Queens, NY native Hana Gordon was an art history major at Syracuse when she came to the Florence program in the fall of 1966. She recently returned to the Villa Rossa with her husband Chet and chatted with us about what it was like to be here on November 4 when the calamitous flood overtook the Renaissance city and changed it forever.

“I remember waking up that morning to the sound of someone saying ‘aiuto!’ and it took a minute for me to translate it,” Hana recalls. She was living with her host family near Santa Croce on Corso Tintori. This was back when our students would live with two different families, switching halfway through the semester, but Hana didn’t do that because of the flood.

The view outside Hana Gordon’s window during the Great Flood

From her bedroom window she could see the Volta dei Tintori, an archway over the street. “But by the middle of the day, you couldn’t see the arch anymore!” As the waters rose, they knocked down the main door of her building, where her family lived on the second floor. “We went up to the third floor family to eat together and panic together, and my host dad would run out to see where the water was, and it was closing in. Then it started to recede. So that was really something!”

A Christmas toast with the neighbors who took in Hana and her host family on November 4

Hana tells us that Syracuse officials contemplated sending students home, but instead they got them vaccines. Hana had to pack up all her things and transfer to a villa/pension in the hills above the city with a few other girls while the city recovered.

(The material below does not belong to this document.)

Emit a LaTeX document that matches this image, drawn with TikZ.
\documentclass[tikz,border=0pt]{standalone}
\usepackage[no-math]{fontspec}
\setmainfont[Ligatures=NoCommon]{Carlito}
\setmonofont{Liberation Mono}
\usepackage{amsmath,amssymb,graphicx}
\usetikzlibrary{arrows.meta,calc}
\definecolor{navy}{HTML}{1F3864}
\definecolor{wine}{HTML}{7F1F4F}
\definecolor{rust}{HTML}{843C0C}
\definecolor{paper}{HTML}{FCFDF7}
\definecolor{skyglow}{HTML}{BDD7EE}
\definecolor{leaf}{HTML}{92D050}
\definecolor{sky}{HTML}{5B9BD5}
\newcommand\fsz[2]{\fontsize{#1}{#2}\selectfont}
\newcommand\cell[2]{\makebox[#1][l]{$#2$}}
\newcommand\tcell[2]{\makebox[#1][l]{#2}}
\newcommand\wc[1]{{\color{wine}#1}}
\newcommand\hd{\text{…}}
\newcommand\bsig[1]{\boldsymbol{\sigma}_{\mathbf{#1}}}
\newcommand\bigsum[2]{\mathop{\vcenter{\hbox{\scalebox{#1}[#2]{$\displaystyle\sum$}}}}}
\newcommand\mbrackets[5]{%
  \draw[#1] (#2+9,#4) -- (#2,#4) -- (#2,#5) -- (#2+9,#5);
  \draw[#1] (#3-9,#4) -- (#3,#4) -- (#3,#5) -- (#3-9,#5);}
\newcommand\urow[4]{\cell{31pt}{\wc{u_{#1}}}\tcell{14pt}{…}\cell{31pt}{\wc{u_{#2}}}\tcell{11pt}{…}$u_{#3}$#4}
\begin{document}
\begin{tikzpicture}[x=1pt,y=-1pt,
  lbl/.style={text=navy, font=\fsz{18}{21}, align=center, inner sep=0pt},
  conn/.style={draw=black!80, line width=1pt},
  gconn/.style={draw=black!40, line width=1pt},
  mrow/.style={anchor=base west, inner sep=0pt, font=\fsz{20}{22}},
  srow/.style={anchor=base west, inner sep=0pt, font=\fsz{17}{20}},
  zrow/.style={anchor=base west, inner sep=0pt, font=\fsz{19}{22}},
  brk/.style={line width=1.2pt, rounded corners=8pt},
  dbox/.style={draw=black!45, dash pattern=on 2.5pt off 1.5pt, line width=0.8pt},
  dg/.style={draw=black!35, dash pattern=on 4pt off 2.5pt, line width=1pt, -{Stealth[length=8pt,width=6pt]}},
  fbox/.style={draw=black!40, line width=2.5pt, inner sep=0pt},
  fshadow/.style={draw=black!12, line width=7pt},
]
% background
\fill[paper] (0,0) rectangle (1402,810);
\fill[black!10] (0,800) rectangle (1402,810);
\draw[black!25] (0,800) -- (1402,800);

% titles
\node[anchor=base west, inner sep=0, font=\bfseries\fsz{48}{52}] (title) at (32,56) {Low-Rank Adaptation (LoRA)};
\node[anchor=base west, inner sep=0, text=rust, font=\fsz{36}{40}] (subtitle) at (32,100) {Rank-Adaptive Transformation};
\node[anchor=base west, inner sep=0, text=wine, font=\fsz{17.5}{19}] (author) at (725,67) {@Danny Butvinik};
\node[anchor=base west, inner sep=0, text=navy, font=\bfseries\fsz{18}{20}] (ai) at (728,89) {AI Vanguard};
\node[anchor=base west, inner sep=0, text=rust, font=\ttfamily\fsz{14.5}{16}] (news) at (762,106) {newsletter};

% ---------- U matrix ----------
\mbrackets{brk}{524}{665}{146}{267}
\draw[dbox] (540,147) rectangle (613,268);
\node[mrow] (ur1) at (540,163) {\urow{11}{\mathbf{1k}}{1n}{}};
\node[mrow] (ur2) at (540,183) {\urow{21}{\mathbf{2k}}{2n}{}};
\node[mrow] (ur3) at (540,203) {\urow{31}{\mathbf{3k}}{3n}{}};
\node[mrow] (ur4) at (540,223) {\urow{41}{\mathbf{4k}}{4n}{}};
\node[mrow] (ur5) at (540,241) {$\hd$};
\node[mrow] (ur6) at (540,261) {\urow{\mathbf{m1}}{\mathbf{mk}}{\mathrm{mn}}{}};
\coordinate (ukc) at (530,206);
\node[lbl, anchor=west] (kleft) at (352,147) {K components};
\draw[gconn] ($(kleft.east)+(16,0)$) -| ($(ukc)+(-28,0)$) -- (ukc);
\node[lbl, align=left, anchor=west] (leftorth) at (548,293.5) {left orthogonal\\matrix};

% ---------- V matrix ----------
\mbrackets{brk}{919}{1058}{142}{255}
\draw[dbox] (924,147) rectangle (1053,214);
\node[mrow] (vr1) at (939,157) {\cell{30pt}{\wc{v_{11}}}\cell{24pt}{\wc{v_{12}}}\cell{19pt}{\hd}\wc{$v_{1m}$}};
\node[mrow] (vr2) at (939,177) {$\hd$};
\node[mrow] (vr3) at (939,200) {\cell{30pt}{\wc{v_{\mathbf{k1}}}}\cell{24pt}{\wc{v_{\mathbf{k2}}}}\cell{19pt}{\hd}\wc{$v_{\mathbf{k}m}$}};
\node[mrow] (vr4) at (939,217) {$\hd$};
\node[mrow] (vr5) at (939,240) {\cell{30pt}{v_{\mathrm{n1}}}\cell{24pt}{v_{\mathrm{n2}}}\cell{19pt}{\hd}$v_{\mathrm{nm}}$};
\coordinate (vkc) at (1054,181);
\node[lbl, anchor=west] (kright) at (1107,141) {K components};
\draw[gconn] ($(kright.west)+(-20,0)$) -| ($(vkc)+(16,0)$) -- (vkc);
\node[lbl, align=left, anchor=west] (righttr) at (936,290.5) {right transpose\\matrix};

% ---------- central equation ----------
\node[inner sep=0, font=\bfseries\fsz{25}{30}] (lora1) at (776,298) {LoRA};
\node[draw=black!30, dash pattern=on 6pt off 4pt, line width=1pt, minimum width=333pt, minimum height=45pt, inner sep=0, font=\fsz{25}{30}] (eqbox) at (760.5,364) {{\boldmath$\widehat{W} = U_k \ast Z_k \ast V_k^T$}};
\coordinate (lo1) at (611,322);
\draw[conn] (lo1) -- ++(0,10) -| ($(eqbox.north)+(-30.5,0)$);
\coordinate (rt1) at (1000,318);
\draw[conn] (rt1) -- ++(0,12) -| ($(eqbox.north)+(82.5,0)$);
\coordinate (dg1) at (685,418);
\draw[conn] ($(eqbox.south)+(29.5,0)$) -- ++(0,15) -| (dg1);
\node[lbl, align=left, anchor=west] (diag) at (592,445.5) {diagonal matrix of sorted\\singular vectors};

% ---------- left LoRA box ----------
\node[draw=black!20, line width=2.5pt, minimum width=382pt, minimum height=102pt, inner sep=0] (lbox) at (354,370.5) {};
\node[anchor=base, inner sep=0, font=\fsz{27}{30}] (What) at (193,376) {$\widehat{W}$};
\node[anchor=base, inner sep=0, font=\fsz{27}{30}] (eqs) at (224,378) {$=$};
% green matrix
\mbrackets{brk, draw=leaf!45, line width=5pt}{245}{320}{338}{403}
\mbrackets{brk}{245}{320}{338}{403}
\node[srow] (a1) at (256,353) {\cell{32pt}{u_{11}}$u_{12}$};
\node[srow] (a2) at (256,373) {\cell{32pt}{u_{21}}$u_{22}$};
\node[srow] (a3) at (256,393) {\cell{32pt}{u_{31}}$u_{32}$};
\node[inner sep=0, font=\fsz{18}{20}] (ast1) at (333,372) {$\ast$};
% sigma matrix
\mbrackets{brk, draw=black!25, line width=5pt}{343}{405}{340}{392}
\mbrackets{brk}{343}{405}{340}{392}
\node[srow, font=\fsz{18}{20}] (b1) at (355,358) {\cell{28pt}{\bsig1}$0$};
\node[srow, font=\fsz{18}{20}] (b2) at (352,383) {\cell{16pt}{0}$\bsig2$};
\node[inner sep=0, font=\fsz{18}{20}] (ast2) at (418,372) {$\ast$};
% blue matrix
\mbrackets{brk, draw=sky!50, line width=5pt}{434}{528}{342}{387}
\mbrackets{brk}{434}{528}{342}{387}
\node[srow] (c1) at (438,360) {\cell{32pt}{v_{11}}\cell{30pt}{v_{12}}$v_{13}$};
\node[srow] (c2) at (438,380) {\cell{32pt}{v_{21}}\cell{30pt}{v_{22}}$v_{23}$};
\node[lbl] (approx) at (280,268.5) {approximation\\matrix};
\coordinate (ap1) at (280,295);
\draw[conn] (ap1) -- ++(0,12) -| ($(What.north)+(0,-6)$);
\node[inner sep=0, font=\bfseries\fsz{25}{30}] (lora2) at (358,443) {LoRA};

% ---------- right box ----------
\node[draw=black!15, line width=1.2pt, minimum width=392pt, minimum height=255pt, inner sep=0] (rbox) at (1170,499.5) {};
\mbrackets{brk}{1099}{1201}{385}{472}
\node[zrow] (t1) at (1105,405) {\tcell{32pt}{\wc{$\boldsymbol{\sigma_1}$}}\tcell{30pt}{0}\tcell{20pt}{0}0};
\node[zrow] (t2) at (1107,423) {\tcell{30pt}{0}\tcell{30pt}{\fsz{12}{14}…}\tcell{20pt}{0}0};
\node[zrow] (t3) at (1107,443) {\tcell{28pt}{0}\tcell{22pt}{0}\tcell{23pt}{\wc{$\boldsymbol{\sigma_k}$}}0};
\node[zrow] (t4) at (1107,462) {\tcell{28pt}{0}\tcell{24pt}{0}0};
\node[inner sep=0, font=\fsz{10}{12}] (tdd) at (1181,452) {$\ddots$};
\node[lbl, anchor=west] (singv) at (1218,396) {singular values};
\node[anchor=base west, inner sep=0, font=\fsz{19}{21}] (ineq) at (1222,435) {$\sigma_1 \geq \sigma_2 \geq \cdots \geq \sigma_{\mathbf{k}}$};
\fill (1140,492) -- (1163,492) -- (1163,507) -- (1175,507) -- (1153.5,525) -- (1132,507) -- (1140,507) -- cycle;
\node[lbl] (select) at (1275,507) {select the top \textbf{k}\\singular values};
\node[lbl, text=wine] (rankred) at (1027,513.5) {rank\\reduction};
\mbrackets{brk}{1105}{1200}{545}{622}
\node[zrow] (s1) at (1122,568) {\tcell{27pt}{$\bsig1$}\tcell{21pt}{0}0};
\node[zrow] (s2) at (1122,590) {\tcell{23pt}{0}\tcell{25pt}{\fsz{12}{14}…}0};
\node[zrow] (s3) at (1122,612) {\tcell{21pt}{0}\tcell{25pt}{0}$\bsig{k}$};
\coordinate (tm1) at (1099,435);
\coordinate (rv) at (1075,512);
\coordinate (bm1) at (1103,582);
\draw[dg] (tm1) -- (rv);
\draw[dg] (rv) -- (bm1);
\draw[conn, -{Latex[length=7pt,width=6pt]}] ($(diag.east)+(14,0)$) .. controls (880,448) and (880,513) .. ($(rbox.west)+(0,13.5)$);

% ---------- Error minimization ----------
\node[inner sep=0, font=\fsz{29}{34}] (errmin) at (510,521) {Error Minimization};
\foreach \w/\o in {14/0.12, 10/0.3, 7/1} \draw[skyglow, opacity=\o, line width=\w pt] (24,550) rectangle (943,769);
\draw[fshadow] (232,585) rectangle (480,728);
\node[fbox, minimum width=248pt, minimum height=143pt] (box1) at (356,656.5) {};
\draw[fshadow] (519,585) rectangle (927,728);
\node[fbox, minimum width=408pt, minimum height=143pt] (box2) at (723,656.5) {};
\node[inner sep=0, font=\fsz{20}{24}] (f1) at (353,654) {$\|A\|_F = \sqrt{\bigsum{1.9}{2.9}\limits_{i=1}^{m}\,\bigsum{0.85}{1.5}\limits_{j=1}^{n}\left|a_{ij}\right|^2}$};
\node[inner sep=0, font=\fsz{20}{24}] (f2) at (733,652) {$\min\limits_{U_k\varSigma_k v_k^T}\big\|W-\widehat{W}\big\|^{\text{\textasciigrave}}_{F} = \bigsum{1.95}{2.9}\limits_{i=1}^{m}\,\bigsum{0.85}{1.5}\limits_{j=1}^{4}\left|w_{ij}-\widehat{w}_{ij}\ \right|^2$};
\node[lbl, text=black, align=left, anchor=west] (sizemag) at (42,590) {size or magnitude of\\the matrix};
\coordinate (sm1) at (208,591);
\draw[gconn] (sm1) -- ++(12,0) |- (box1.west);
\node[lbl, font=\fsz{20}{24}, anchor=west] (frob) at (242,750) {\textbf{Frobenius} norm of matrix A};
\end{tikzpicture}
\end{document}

She and her fellow students eventually went back to their host families where they finished out the semester. “I was really happy to go back to the same family. My mom was a good cook!”

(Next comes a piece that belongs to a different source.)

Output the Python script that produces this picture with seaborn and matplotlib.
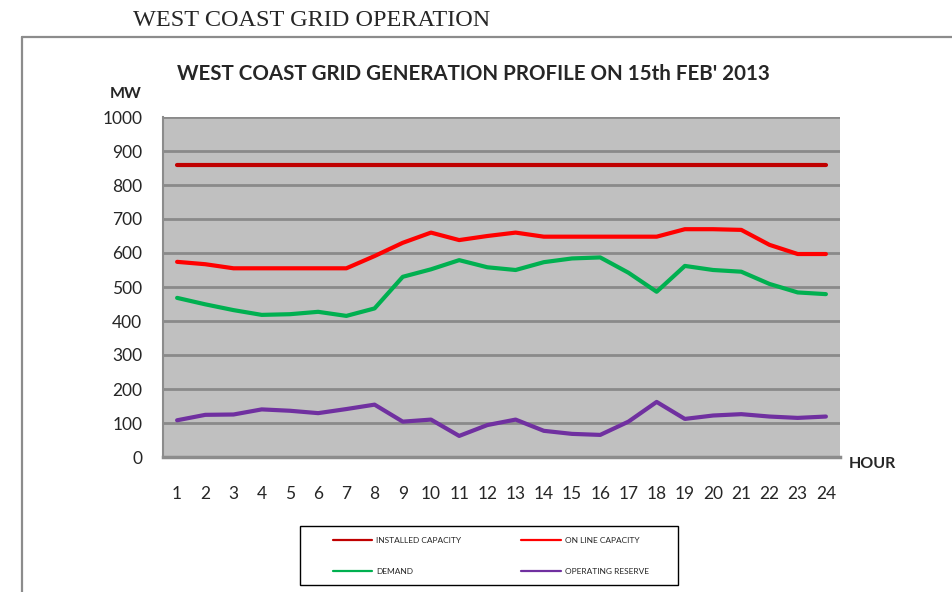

Hana enjoying her host mom’s food

Once the waters had receded, she started walking around the city. “It was still a little messy, and if you dropped something nine out of ten times, you’d be dropping it into mud.” She also remembers shopping and getting some great post-flood deals. “A lot of the shopkeepers salvaged what they could. Everything was deeply discounted. We were looking at bags for something like $2.” She and her classmates were also sent to Bologna to use the public showers there.

A lot has changed in the decades since Hana’s semester abroad. She’s disappointed by how many tourists there are in Florence now. One positive change is the growth of the Syracuse program. “All we saw [of the Villa Rossa] was one classroom and a bathroom!” Countess Bona Gigliucci still lived upstairs, and students had to make do with Piazza Savonarola for their outdoor space. “We met some fellas there, and one girl was going steady throughout the whole thing with one of them,” Hana laughs.

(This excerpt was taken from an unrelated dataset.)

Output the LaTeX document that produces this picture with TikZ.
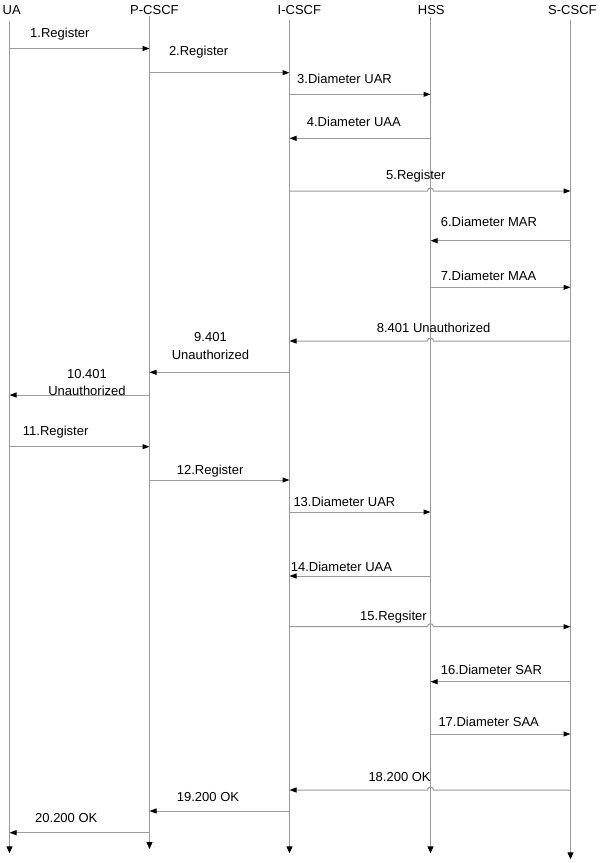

A familiar view of Piazza Savonarola

She and her classmates would go home for lunch each day, many of them dozing off in their afternoon classes after the big meal complete with wine. They also hitchhiked to visit other cities on the weekends. “One time an elderly gentleman took us back to our apartment but took us out to dinner first and said that his daughter was in the U.S. and he hoped someone was doing that for her.”

Hana also remembers a couple who worked as caretakers for the program. They were the beloved Sergio and Elia Landi, who later ran our coffeeshop for many years and whose children, Silvia and Fabio, still work at Syracuse Florence today.

Historic Syracuse Florence employees Elia and Sergio Landi

After her time in Florence, Hana worked in art galleries, went back to school for library science, and became a high school librarian. After retiring 20 years ago, she began painting in watercolor and pastel and has exhibited widely throughout the Hudson Valley, where she lives. Florence remains a subject of inspiration for her.